- **EXERCISE TASK**
Below are records; state how many of their lines hold the word "script", and give only the figure.
————————
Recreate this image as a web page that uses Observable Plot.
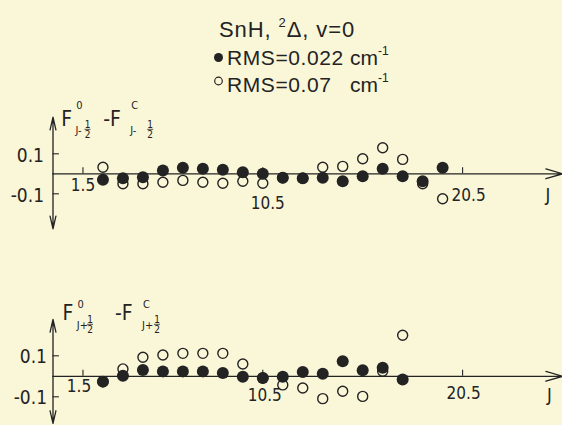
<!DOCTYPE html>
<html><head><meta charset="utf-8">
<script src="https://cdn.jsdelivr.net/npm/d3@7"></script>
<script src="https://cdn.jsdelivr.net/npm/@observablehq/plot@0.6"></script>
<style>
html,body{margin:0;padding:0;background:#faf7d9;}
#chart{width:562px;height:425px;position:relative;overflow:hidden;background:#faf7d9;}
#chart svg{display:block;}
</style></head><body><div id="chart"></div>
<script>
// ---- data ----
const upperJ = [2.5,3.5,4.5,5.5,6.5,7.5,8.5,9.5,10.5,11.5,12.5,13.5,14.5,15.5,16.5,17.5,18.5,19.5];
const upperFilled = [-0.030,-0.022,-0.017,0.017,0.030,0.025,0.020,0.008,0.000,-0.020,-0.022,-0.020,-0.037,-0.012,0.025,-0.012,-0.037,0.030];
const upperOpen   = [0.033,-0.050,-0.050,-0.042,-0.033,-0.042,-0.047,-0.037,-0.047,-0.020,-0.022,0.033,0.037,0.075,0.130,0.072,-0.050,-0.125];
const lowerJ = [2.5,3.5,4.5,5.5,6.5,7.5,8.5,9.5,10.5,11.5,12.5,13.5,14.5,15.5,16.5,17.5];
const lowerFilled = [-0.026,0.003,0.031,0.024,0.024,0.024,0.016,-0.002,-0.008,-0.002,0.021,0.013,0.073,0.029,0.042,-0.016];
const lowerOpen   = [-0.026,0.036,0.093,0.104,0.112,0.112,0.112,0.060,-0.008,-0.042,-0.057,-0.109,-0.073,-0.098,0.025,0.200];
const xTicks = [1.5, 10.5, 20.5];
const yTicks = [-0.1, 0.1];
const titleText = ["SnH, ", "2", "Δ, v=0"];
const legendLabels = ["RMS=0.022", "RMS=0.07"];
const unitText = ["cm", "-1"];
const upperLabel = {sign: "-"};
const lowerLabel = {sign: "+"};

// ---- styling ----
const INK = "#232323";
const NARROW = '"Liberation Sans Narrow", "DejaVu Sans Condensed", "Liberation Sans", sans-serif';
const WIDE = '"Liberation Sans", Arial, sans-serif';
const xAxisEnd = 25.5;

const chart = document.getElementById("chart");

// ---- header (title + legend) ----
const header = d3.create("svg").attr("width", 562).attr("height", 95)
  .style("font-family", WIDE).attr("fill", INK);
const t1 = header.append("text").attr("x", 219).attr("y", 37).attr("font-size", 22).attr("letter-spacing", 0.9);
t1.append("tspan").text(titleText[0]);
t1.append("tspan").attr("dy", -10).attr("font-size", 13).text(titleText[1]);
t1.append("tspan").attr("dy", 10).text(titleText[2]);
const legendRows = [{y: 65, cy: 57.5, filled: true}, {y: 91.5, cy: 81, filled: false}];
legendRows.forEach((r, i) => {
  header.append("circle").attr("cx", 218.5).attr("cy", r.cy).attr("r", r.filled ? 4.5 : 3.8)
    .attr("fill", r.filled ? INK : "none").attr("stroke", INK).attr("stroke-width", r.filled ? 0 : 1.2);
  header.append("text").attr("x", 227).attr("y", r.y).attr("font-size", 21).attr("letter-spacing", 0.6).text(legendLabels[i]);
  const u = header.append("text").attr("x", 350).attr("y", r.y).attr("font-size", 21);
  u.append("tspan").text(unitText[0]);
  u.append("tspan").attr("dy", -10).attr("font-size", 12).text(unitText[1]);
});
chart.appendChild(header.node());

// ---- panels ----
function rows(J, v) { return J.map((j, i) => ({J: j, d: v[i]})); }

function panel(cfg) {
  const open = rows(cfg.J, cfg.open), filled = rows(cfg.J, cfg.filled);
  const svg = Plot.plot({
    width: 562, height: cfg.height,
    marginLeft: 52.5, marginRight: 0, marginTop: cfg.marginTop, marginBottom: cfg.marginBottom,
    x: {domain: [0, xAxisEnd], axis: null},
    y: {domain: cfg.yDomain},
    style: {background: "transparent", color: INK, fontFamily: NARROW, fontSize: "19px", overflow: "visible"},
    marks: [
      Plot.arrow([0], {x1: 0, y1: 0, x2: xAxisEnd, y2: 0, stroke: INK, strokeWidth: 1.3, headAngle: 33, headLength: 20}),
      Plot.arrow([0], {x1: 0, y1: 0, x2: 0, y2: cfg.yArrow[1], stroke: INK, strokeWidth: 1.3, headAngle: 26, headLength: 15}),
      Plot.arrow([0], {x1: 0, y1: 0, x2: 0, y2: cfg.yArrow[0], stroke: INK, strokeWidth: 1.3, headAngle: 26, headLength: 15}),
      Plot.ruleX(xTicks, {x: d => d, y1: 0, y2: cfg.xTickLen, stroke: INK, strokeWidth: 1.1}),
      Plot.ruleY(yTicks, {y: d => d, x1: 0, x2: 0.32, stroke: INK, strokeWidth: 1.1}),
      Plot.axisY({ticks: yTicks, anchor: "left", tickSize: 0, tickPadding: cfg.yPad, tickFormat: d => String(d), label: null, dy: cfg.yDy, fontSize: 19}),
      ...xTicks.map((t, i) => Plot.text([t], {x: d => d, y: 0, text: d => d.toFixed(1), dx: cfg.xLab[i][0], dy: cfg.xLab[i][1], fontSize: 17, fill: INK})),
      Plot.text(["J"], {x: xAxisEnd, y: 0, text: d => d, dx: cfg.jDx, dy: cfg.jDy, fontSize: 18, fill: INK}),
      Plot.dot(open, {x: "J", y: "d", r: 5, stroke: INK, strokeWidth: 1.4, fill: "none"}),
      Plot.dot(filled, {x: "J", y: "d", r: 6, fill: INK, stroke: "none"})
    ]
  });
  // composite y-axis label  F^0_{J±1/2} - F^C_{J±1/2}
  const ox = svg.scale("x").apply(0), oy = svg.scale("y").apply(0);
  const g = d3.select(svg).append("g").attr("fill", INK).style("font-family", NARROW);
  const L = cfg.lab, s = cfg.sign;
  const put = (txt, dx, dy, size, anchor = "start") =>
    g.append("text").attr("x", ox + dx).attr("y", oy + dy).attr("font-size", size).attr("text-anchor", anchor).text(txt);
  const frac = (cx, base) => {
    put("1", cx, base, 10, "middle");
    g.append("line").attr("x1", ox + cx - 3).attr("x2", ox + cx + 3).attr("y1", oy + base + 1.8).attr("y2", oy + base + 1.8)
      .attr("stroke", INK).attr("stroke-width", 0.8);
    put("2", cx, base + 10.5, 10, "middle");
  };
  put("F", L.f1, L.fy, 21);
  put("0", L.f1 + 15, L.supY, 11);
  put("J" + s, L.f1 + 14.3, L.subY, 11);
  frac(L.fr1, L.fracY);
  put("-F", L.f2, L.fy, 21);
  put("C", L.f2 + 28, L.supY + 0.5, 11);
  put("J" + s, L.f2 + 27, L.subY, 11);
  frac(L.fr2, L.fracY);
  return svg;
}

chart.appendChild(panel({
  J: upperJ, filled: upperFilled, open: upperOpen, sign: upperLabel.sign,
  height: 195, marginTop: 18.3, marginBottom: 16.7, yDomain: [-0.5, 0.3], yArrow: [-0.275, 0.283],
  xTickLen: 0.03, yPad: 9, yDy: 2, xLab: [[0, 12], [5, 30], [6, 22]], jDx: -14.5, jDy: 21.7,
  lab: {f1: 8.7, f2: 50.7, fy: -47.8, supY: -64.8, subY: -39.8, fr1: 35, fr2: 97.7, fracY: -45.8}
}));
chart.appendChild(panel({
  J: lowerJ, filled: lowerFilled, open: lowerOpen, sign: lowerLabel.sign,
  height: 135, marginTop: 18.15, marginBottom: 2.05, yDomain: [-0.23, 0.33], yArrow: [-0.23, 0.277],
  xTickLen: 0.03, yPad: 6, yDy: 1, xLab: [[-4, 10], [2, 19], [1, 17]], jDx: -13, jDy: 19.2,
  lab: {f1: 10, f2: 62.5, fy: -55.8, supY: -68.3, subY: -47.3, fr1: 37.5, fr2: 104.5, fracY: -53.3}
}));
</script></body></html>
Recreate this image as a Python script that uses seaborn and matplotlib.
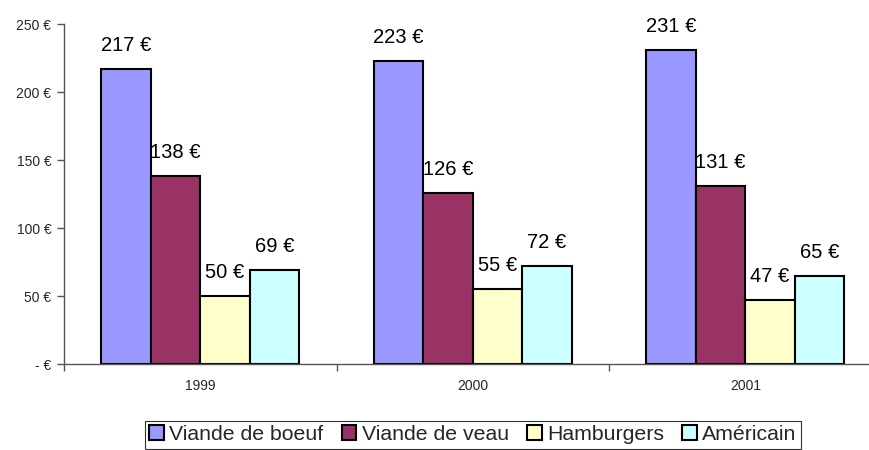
————————
- **CORRECT RESPONSE**
5